What you should do: Every line of the listing must be reproduced as it stands. Leave the images behind.

Dataset extract:
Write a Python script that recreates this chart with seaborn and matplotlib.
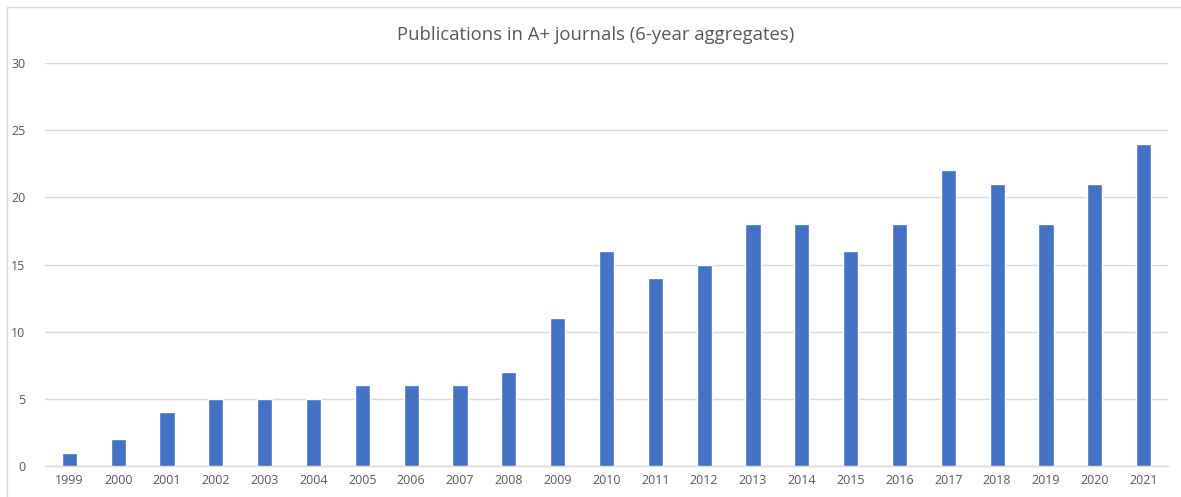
import matplotlib
matplotlib.use("Agg")
import matplotlib.pyplot as plt
import seaborn as sns
import pandas as pd
from matplotlib.lines import Line2D

years = ["1999", "2000", "2001", "2002", "2003", "2004", "2005", "2006", "2007", "2008",
         "2009", "2010", "2011", "2012", "2013", "2014", "2015", "2016", "2017", "2018",
         "2019", "2020", "2021"]
publications = [1, 2, 4, 5, 5, 5, 6, 6, 6, 7, 11, 16, 14, 15, 18, 18, 16, 18, 22, 21, 18, 21, 24]
y_ticks = [0, 5, 10, 15, 20, 25, 30]
title = "Publications in A+ journals (6-year aggregates)"

sns.set_theme(style="white")
plt.rcParams['font.family'] = ['Open Sans', 'DejaVu Sans']

df = pd.DataFrame({"year": years, "count": publications})

fig = plt.figure(figsize=(11.81, 4.97), dpi=100)
ax = fig.add_axes([45/1181, 31/497, (1168-45)/1181, (466-63)/497])

sns.barplot(data=df, x="year", y="count", color="#4472C4", width=0.31,
            saturation=1, ax=ax, zorder=3)

ax.set_ylim(0, 30)
ax.set_xlim(-0.5, len(years) - 0.5)
ax.set_yticks(y_ticks)
ax.yaxis.grid(True, color="#D9D9D9", linewidth=1.0, zorder=0)
ax.set_axisbelow(True)
for s in ["top", "right", "left"]:
    ax.spines[s].set_visible(False)
ax.spines["bottom"].set_color("#D9D9D9")
ax.spines["bottom"].set_linewidth(1.0)
ax.set_xlabel("")
ax.set_ylabel("")
ax.tick_params(axis="both", colors="#595959", labelsize=9, length=0)
ax.tick_params(axis="y", pad=14)
ax.tick_params(axis="x", pad=6)

fig.text(596/1181, 1 - 35/497, title, ha="center", va="center", fontsize=13.3, color="#595959")

# outer chart border (left and top visible)
fig.add_artist(Line2D([7/1181, 7/1181], [0, 1 - 7/497], transform=fig.transFigure,
                      color="#D9D9D9", linewidth=1.0))
fig.add_artist(Line2D([7/1181, 1], [1 - 7/497, 1 - 7/497], transform=fig.transFigure,
                      color="#D9D9D9", linewidth=1.0))

fig.savefig("out.png", dpi=100, facecolor="white")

Written response:
Write a Python script that recreates this chart with seaborn and matplotlib.
import matplotlib
matplotlib.use("Agg")
import matplotlib.pyplot as plt
import seaborn as sns
import pandas as pd
from matplotlib.lines import Line2D

years = ["1999", "2000", "2001", "2002", "2003", "2004", "2005", "2006", "2007", "2008",
         "2009", "2010", "2011", "2012", "2013", "2014", "2015", "2016", "2017", "2018",
         "2019", "2020", "2021"]
publications = [1, 2, 4, 5, 5, 5, 6, 6, 6, 7, 11, 16, 14, 15, 18, 18, 16, 18, 22, 21, 18, 21, 24]
y_ticks = [0, 5, 10, 15, 20, 25, 30]
title = "Publications in A+ journals (6-year aggregates)"

sns.set_theme(style="white")
plt.rcParams['font.family'] = ['Open Sans', 'DejaVu Sans']

df = pd.DataFrame({"year": years, "count": publications})

fig = plt.figure(figsize=(11.81, 4.97), dpi=100)
ax = fig.add_axes([45/1181, 31/497, (1168-45)/1181, (466-63)/497])

sns.barplot(data=df, x="year", y="count", color="#4472C4", width=0.31,
            saturation=1, ax=ax, zorder=3)

ax.set_ylim(0, 30)
ax.set_xlim(-0.5, len(years) - 0.5)
ax.set_yticks(y_ticks)
ax.yaxis.grid(True, color="#D9D9D9", linewidth=1.0, zorder=0)
ax.set_axisbelow(True)
for s in ["top", "right", "left"]:
    ax.spines[s].set_visible(False)
ax.spines["bottom"].set_color("#D9D9D9")
ax.spines["bottom"].set_linewidth(1.0)
ax.set_xlabel("")
ax.set_ylabel("")
ax.tick_params(axis="both", colors="#595959", labelsize=9, length=0)
ax.tick_params(axis="y", pad=14)
ax.tick_params(axis="x", pad=6)

fig.text(596/1181, 1 - 35/497, title, ha="center", va="center", fontsize=13.3, color="#595959")

# outer chart border (left and top visible)
fig.add_artist(Line2D([7/1181, 7/1181], [0, 1 - 7/497], transform=fig.transFigure,
                      color="#D9D9D9", linewidth=1.0))
fig.add_artist(Line2D([7/1181, 1], [1 - 7/497, 1 - 7/497], transform=fig.transFigure,
                      color="#D9D9D9", linewidth=1.0))

fig.savefig("out.png", dpi=100, facecolor="white")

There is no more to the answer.